We use a lot of automation at Redgate. As a company that builds software, we want to ensure that all the changes from our teams get integrated and tested in a timely manner. We have multiple teams on some products, and while we do have regular meetings between them, it can be easy for a developer to miss some update on a change others are making and break something with their own work. Worse, they could cause a regression or security issue, which we work hard to avoid.

Recently I saw a post from one of our lead software engineers about the build process. While we have lots of pipelines, the general process hasn’t changed in many years. In some sense that’s good, because we focus on building better software, not the process. We don’t change just for the sake of change, or because a new team or division lead likes one tool over another. I’ve seen customers where they move from Jenkins to Azure DevOps because someone in charge “likes one better.” Not a good use of time.

However, you do need to evaluate whether your process is meeting your needs. In our case, we surveyed lots of developers to get their thoughts on pain points and issues. The build and release process was consistently listed as a pain point, with releases often requiring a dev to manage it from their workstation, preventing them from spending time building software for customers.

That might be the big lesson I saw in the write-up.
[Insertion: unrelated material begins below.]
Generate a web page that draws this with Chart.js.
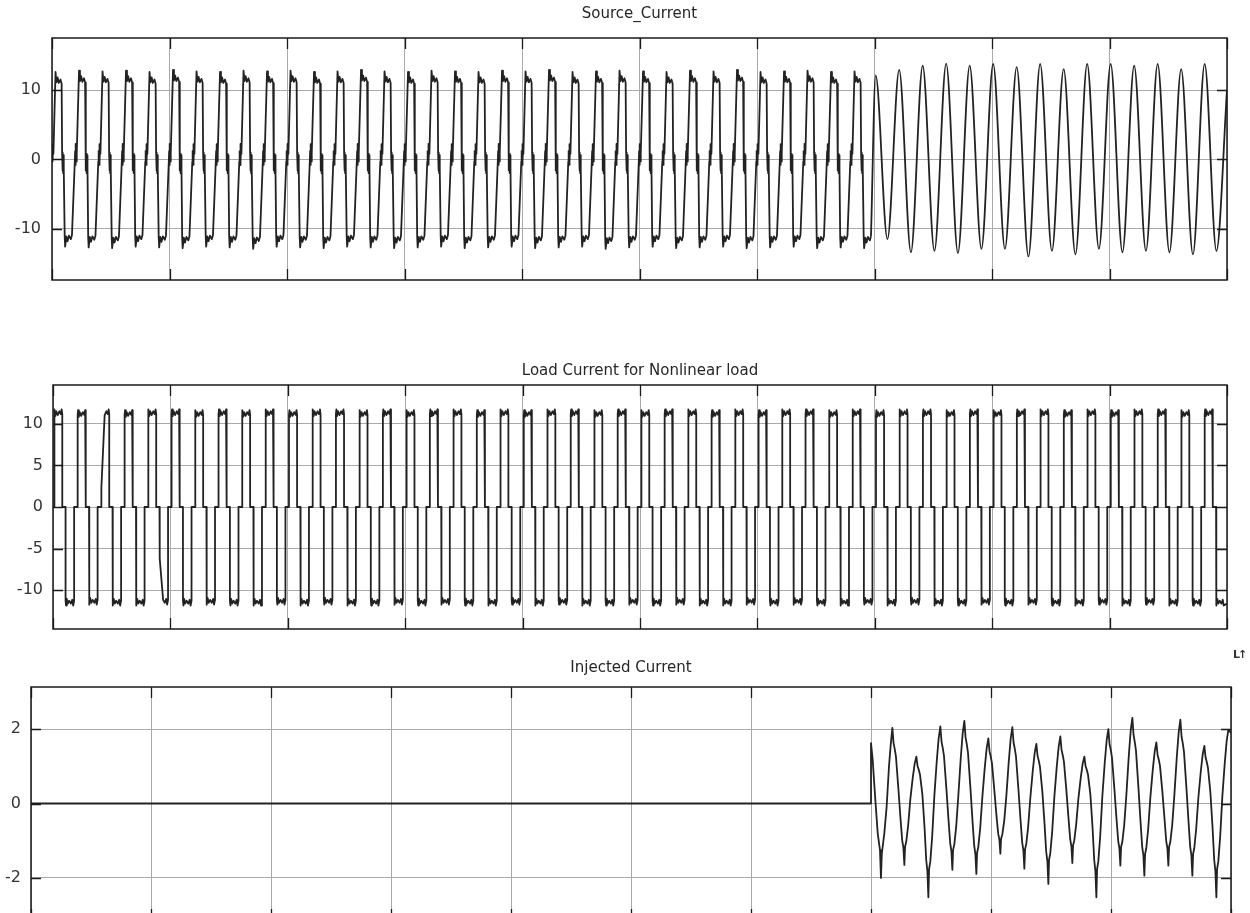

We realized that a non-negligible amount of time was being spent by developers on the process of moving bits rather than building the software. This led us to re-examine how things are done. In particular, we looked at the agent OS (Linux v Windows) and containers. Both of these are more viable technologies now than in years past, and they can reduce costs while smoothing the process. As a result, we are developing a general contract that helps us decide how to change our process. This is similar to an API, that doesn’t specify the tool to use, but rather the inputs, outputs, and what the effect should be. From this, we’ll start to help teams move forward is changing their process as we have time.

The big takeaway right now is that this is pushing us to use containers, which simplify the steps and allow us to easily move from Azure to AWS to on-premises, or really any environment. We can switch builds across different platforms and more easily scale up or down as needed. It will take some time, and some of our software will be more challenging in containers. However, we are also seeing benefits from customers, and at some point, I expect we’ll provide containers for certain functions that make it easier for the end-users of our software to also deploy and upgrade their tools.

DevOps is an ongoing process. Not a set of tools that you change just because, or a way of building software that matches what another organization does. Instead, it’s learning, experimenting, and evaluating how you can be more effective. Then adopting what you’ve learned and repeating the process. Keep improving, and you’ll find that you can produce software quicker and at a higher level of quality while improving the skills of your engineers.